Visionary in Residence, Bruce Sterling
Thunder’s Mouth, 2006, 294 pages, C$21.50 tpb, ISBN 1-56025-841-1
So, Bruce Sterling has a new short story collection. Do you really need to be told to go read it?
It’s true that you may not be aware of Sterling’s reputation as a hip writer of cutting-edge fiction, sometimes in Science Fiction and sometimes not. As one of the young turks of cyberpunk, Sterling was the voice of the eighties’ generation of SF writers. Since then, he has matured comfortably into the role of an elder statesmen of the genre, a top-notch writer who has lost none of the fervour that animated him twenty-five years ago, nor the world-wide span of attention that earned him the short story collection title Globalhead.
It’s also true that you may have read most of Visionary in Residence‘s short stories already. The opening “In Paradise”, a charming little story blending a universal translator and Homeland Security threats with an inter-ethnic love story was republished in at least one “Year’s Best SF” anthology, and so was “Ivory Tower”, in addition of their initial publications in (respectively), F&SF and Nature. “Luciferase” and “The Scab’s Progress” were both first published online at SciFiction, and so on. Sterling’s been selling steadily over the seven years covered by this collection (the first one since 1999’s A Good Old Fashioned Future) and good SF readers had to work deliberately to avoid reading any of the 12 stories reprinted here. Only one, “Message Found in a Bottle”, a short-short originally written for Nature, is here published for the first time.
Roughly divided in eight sections, Visionary in Residence effortlessly shows how Sterling has grown larger than anything describable with the mere label “science fiction writer”. At he points out in the introduction to the mainstream nerd romance “Code”, the commonplace used to be strange, and mind-blowing before becoming strange. When Sterling now turns his talent to “Fiction about Science” with “Luciferase” (a story about the mating cycle of insects), the results can still be fascinating. Even a series of memos between cubicle workers can emerge as something else in “User Centric”: “There are no happy endings. Because there are no endings. There are only ways to cope.”
But don’t think that our man’s Sterling has gone all softy-real on us. Two of the book’s most successful SF stories are to be found in the “Cyberpunk to Ribofunk” section, in two collaborations (“The Scab’s Progress” with Paul diFilippo and “Junk DNA” with Rudy Rucker) that don’t push the edge of SF as much as they shake it really hard. “Junk DNA”, in particular, is weird and scary and disgusting and cool in ways that can only be explained in gooey post-dot-com ways, with high biotechnology, Russian immigrants, dodgy financial details and wasted genius. It may or may not be the volume’s best story, but it’s certainly the most visceral. It’s also, in fine Sterling/Rucker fashion, almost compulsively hilarious.
Only one section, frankly, seems to leech some energy out of the blend: The closing “The Past is a Future that has already Happened” ventures into historical, even fantastical terrain.
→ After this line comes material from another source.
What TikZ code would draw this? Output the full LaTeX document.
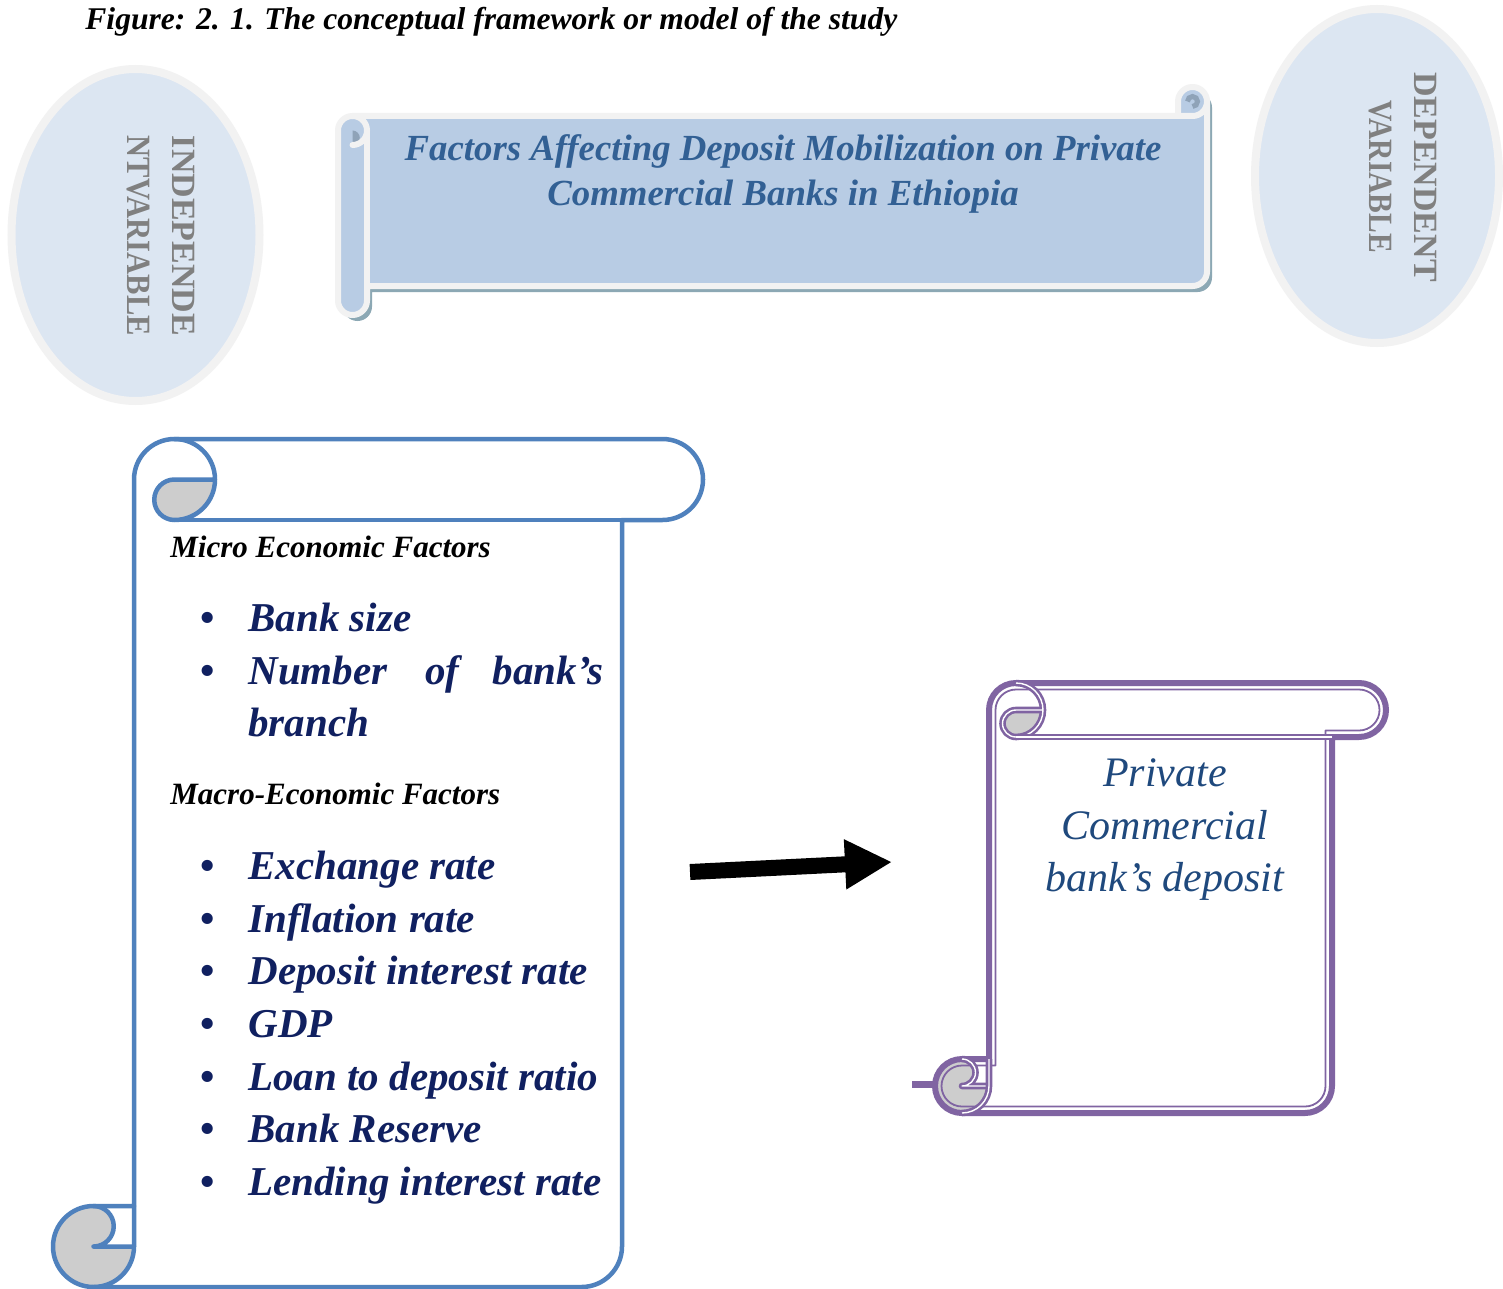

I didn’t find this section as interesting as the rest of the collection, but that may be due to fatigue as much as anything else –reading this collection straight-through is not recommended.
With Visionary in Residence, Sterling delivers another concentrated blend of hip technological trend-spotting, sharp writing, steady laughs and mid-expanding consciousness. In recent years, Sterling has spent less time dealing with out-and-out science-fiction and more time trying new and unusual occupations: he has spent time in a design school, gotten married again, travelled the world widely, spoken at conferences… truly embracing the strange new opportunities that the twenty-first century can throw at a scribbler of invigorating fiction. There’s seldom been any less genre material in Sterling’s fiction, and yet it’s rarely been so at the very cutting edge of the future. This is not a paradox: it’s the nature of SF as it exists now.